Dave Chandler has been the guitarist all the way through. While there have been seven eras of vocalists, that only amounts to three different singers and the original, Scott Reagers, is back again for a third time. Mark Adams played bass through to 2016 but sadly had to retire because of Parkinson's; Patrick Bruders is his replacement. And there have only been two drummers over the years; Armando Acosta handed over to Henry Vasquez shortly before his death in 2010.

Now my tastes in doom have always fallen a lot more on the European side than the American, from Black Sabbath at the beginning through doom/death bands like Paradise Lost and My Dying Bride to classic era Candlemass and the Monasterium album that knocked my socks off earlier this month. Of the pioneering American bands, I'd lean far more towards Pentagram and Trouble than Saint Vitus or the Obsessed, but I know who they are and I've enjoyed some of their work.

Part of that is the punk influence that's overt here not just in the rapid fire punk song that closes the album but in the deliberate looseness of the rest of the track listing. This feels like Saint Vitus got themselves into the studio and played whatever they wanted without much care about whether, put together, it constituted something that made sense. And, frankly, even though I love variety in my metal albums, this feels disjointed.

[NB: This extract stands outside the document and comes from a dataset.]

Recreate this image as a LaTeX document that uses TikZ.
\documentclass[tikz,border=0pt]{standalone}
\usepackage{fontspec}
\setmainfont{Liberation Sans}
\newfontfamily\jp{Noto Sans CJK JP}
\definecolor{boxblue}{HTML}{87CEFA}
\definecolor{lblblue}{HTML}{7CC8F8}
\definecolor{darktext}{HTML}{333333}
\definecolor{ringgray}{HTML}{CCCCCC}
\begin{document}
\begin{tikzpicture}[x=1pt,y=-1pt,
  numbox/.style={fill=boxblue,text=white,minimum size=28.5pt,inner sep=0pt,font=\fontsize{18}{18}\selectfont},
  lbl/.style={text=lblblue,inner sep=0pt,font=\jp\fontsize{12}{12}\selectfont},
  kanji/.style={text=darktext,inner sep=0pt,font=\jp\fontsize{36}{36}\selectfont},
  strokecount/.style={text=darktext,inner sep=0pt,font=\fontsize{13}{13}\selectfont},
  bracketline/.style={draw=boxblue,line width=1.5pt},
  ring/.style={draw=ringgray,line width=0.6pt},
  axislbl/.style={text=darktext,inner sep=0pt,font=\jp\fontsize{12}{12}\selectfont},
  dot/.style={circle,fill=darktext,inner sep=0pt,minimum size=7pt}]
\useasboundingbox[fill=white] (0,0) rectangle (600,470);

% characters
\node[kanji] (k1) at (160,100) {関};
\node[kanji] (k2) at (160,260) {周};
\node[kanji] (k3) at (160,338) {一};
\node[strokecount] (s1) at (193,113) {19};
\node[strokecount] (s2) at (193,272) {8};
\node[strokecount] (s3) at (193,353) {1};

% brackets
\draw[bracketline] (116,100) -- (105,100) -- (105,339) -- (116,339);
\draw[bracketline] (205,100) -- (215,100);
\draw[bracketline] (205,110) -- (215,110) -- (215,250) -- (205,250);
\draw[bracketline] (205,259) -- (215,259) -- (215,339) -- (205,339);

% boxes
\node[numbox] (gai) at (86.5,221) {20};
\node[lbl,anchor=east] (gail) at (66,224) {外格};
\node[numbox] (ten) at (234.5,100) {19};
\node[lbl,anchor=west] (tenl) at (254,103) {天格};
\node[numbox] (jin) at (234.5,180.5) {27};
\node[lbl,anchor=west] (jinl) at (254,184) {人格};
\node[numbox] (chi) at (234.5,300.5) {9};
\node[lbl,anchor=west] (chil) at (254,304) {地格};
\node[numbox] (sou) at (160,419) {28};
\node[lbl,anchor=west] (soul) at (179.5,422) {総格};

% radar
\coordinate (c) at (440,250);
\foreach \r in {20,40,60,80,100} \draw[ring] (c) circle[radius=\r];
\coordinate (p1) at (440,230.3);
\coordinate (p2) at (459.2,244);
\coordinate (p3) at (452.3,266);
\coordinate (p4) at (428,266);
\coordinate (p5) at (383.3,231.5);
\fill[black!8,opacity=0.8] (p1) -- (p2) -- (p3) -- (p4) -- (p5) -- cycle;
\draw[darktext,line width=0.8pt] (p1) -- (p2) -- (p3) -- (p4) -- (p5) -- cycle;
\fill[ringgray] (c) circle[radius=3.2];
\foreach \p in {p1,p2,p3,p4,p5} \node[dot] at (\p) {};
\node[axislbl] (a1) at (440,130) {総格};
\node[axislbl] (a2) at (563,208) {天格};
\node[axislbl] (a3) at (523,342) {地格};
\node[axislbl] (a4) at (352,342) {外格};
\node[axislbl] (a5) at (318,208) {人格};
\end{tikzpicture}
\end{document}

Remains is a highly promising opener, an elephant of a track given acid and let out to run loose. Chandler's wild soloing only gets wilder as the album runs on, but it all starts here. It gets even more wild on Bloodshed, then more prominent on 12 Years in the Tomb as Vazquez slows down so that he can showcase his manipulation of feedback without interruption, before joining back in at a faster pace. Then Chandler returns for more of this in Wormhole and Hour Glass, like he's a zombie Jimi Hendrix reanimated to wail away on an old guitar in the middle of nowhere as a conjuration of elder gods.

While Chandler's gloriously insane soloing is consistent, the songs around him aren't. A Prelude to... is intriguing but it doesn't lead anywhere. It sounds very much like an intro, with subdued vocals from Reagars and a folky bass run from Bruders, but it doesn't feel like a prelude to Bloodshed, which is far more up tempo and vicious. 12 Years in the Tomb and Wormhole have that punk doom vibe too, like they're recording live in Chandler's back yard. I appreciated Bruders's contributions here, especially leading a Sabbath-like intro to Wormhole.

Things get stranger though. City Park is a set of ambient textures with an eerie narration and a very slow plodding bass. It's half horror soundtrack material and half stoner take on Tom Waits spoken word poetry like What's He Building? Given that the voice is often lost behind the wind and the lyrics aren't really why we listen to Saint Vitus albums, the effect is lost and I have to wonder why this track is here. It's as out of place as the blitz of Useless, which ought to be a cover version but not one I recognise.

It's good to see Saint Vitus back and this is worth it for the solos alone, but there are only really two, maybe three fully formed tracks worthy of a seven years in the making album: They're Remains and Bloodshed, with Last Breath as the maybe, given that it slows down gloriously but sounds rather like a doomy Glenn Danzig song. I've been positively surprised a lot this year but this one runs the other way. It should have been much more.